Jimmy Savile's Pop Twenty (1975)
Well, there's no getting away from this "great new game that captures all the excitement of today's pop scene", despite it involving little more than moving boringly around a board filled with Roy Wood-esque 'rockers', embarrassingly unrealistic 'fans' and cigar-chomping 'manager' figures in pursuit of 'gold discs', complete with a patronisingly excitement-free 'turntable' in the middle, and all of it suspiciously redolent of the perspective of someone who was determined to use 'the pop scene' to their personal advantage whilst neither knowing nor caring what it actually involved. So little surprise about their choice of celebrity endorsement, then. "Join in the chart-topping race and head for the Number 1 spot with Pop Twenty!", lies 'Yours Groovily' on the box. It's pleasing to surmise that few would have done even at the time.
James Hunt's Grand Prix Racing Game (1976)
The bad boy of Formula One gets his 1976 World Championship victory commemorated with his very own board game, involving natty plastic cars guided around a deceptively simple-looking racetrack via a complicated system of cards to determine speed, acceleration, petrol et al, with the winner being the first to complete the democratically nominated amount of laps. An accurate reflection of his celebrated skill and judgement on the circuit, all told, though sadly there were no cards to represent being booted out of £3,000,000 'lovenests'.
The George V. Mildred Dice Game (1976)
Quite what possessed someone to put TV's top dysfunctional sitcom couple on the box of a barely modified adaptation of enduring dice game Duell will have to remain a mystery. But that's exactly what this is, and nothing more. You'll search in vain for a 'FEED TRUFFLES MISS A TURN' square or a plastic model of Tristram's tyre-fashioned 'Space Station'. And this wasn't even the most inexplicable celebrity comedy tie-in released by Denys Fisher...
The Morecambe & Wise Game (1976)
For no readily obvious, sane or logical reason, Etic And Ern saw fit to lend their names and images to this perplexing variant on the Connect 4 formula which somehow involved flipping around Andy Warhol-esque images of their sunshine-requesting faces. Not exactly a popular feature of their BBC shows, it has to be admitted, although rumours persist that it may have been a weekly occurrence when they went to Thames at the end. Anyway, you can hear lots more about this game in this edition of Looks Unfamiliar.

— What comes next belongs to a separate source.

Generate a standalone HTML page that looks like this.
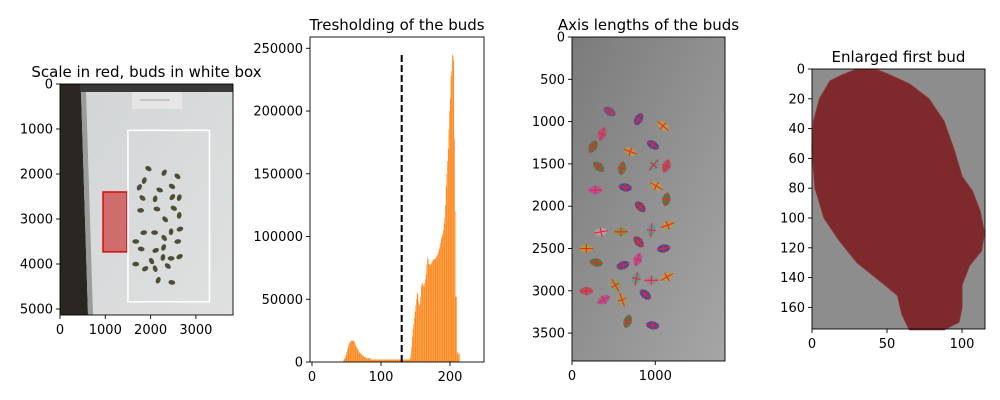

Rod Hull's Emu Game (1976)
A fully operational glittery blue bird-skewed variant of the widely-bastardised proto Pac-Man Mr Mouth game, involving flipping counters into the rotating mechanical beak of TV's top Parky-twatter, replete with authentically luxurious fur. Sadly, despite the implications of the title and indeed his appearance on the box, Rod appears to have been otherwise engaged, doubtless lured away by the suggestion of green jelly. Either that or he'd been promised that there was another Rod Hull And Emu Game in the pipeline.
The Bionic Woman (1976)
Although spun off from The Six Million Dollar Man, The Bionic Woman wasn't just a direct airlift only with hydraulic knockers or something, but a hugely successful series in its own right, with its own cast of characters, thematic obsessions, moral perspective and strictly observed limitations on bionic capabilities. This game on the other hand wasn't THAT far removed from the Six Million Dollar Man one, but it did at least kit out Jaime with a more complicated board, a more complicated set of interlocking assignments, and the unpredictable random appearance of Steve Austin, not always in a directly useful capacity. Sadly, The Bionic Dog does not show up demanding Bonio.
Bat-Man (1977)
Holy Rare Internationally Licensed Variants Of Top-Selling Board Games! Now almost impossible to find in a half-complete state for less than seventeen million pounds, this appears to have been a 'darker' rejigging of an existing American board game based on the Caped Crusader, with a standard board replaced by an overhead view of Gotham City, a handful of thoroughly expected 'constantly moving' villains on the run, and boring plastic pegs replaced with stand-up Batman and Robin counters which - excitingly - could be role-reversed by players as and when their individual skillsets were called on. Sadly, however, this was just pre-the Filmation series, so we don't get Bat-Mite popping up offering to help. Completists may also wish to seek out the All-Star Comic Action Heroes Game, which roped in several of their DC Comics pals to help but was otherwise more or less exactly the same.
The New Avengers (1977)
Gentlemen - we can reissue the The Six Million Dollar Man board game with the artwork changed... we have the technology! Yes, it's more or less the exact same 'mission'-skewed setup as before, only reconfigured to feature Steed, Purdey and Gambit taking on The Cybernauts alongside entirely canonical villains The Mad Major and The Scarlet Skull. Also apparently includes a 'unique' umbrella and hat-themed spinner. Yes, whatever you say, Denys. Not strictly a board game, but it's worth pointing out that this did come accompanied by The New Avengers Shooting Game, which is now worth a small fortune but was not exactly in keeping with the spirit of the series. And which, surprisingly, was not reissued to cash in on The Professionals instead. In fact, astonishingly, that doesn't seem to have inspired any board games at all. Presumably Bodie thought dice were 'namby pamby'.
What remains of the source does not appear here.